RPP – Vous parrainez le développement de Territoires unis. Pourtant la réforme de la fiscalité locale met en lumière les tensions qui peuvent exister entre les niveaux de collectivités. Au vu de l’état des finances publiques, la décentralisation peut-elle vraiment aujourd’hui être un jeu à somme nulle ?
Gérard Larcher – Les collectivités locales n’avaient jamais réclamé la suppression de la taxe d’habitation, qui pose deux problèmes majeurs. D’abord, la rupture du lien fiscal entre la commune et ses habitants avec à la clé une perte de sens de la démocratie locale. Ensuite, une moindre autonomie fiscale pour les collectivités territoriales, en premier lieu les départements, mettant en risque leur soutenabilité financière.

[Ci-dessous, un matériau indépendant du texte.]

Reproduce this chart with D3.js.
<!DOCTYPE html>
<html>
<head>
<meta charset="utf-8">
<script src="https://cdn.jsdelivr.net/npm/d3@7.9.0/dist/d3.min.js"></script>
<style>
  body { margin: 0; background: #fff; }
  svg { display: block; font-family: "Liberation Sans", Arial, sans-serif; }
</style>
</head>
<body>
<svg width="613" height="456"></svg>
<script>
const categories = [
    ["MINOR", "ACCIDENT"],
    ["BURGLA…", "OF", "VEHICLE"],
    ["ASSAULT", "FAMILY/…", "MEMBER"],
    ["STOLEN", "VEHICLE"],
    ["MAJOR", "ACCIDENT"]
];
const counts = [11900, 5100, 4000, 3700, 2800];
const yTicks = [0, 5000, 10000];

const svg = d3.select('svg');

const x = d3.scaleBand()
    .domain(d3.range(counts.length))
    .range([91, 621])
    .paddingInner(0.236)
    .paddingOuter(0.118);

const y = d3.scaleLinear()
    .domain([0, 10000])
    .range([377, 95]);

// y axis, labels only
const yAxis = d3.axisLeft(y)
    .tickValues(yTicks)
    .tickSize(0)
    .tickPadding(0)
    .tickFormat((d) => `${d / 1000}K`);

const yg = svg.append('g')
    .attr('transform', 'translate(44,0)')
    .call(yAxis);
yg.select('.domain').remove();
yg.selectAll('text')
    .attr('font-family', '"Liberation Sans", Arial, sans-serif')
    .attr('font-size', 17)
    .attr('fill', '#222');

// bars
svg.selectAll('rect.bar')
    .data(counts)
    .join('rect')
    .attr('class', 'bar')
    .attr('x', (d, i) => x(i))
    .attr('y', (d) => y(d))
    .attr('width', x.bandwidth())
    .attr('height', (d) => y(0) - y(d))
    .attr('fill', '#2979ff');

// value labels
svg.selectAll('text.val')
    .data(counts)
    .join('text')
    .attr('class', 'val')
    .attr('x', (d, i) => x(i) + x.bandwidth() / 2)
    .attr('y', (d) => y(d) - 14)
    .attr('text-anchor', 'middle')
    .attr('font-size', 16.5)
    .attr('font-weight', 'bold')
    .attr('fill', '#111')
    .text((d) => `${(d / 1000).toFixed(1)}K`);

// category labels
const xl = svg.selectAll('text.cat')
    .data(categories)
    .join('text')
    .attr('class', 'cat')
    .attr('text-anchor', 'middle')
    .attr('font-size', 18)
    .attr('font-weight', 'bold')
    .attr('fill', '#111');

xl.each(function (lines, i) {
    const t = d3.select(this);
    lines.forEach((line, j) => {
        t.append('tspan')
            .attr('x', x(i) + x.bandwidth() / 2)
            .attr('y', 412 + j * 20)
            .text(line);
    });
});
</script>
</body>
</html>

La décentralisation ne peut bien fonctionner que si chaque niveau de collectivité a les moyens, notamment financiers, d’exercer réellement ses compétences.

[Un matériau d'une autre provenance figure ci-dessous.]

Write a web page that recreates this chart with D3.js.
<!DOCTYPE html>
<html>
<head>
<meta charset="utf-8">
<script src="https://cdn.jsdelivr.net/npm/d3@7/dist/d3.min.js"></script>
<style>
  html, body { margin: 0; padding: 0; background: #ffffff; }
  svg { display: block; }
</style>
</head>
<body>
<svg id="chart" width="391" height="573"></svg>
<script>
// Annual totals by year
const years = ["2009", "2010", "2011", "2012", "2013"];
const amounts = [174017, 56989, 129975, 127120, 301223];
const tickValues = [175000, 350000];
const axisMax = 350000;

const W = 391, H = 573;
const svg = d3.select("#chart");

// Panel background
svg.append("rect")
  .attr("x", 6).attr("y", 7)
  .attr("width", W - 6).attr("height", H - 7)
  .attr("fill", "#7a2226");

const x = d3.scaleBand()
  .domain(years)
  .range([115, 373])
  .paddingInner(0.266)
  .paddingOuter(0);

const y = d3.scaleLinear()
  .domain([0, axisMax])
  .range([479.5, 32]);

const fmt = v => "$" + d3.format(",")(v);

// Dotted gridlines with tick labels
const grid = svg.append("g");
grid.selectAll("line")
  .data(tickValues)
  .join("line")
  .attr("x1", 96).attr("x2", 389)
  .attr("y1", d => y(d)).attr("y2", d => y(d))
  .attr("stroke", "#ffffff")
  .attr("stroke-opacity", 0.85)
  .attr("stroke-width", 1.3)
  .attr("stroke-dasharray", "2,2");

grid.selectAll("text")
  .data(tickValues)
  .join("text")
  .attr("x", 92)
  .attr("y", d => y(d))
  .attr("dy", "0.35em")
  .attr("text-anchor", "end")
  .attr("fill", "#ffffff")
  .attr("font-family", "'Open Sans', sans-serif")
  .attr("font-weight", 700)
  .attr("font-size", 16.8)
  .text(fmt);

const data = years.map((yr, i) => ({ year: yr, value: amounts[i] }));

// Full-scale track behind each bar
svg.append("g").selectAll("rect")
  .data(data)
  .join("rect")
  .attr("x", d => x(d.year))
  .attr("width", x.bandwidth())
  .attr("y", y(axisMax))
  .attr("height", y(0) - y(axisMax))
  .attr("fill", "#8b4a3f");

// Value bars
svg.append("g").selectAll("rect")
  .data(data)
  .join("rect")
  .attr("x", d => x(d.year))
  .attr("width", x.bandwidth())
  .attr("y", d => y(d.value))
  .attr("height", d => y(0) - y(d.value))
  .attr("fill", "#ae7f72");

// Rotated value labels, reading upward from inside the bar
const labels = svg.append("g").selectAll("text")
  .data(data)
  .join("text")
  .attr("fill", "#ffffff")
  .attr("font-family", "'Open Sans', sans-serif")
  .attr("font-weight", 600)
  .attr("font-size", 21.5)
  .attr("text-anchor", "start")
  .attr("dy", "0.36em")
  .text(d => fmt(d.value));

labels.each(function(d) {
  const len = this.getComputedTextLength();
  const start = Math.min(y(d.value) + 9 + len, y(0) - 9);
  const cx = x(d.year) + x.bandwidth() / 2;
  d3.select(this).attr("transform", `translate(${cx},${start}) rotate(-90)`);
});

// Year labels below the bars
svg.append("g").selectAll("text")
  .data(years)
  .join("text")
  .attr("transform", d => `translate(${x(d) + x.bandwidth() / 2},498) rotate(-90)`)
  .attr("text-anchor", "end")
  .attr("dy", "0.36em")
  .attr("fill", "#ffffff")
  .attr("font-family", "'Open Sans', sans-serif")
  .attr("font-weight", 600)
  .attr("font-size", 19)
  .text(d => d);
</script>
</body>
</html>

C’est une question d’efficacité globale. Et le secteur local a montré sa capacité à gérer de manière efficace les compétences qui lui sont confiées. J’observe que lui est en excédent budgétaire depuis 2016.
RPP – La future loi 3D a comme principale novation la différenciation territoriale. Dans le cadre de cette dernière, le gouvernement négocie au cas par cas avec chaque collectivité. N’y a-t-il pas un danger à terme pour les associations d’élus et les collectivités en général à ce face-à-face asymétrique entre chaque collectivité et l’État ?
Gérard Larcher – Les réponses ne peuvent continuer à se faire au gré de discussions particulières, entre certaines collectivités et l’État. Il faut un cadre global. Le « droit des exceptions » pourrait remettre en cause effectivement l’unité de la République.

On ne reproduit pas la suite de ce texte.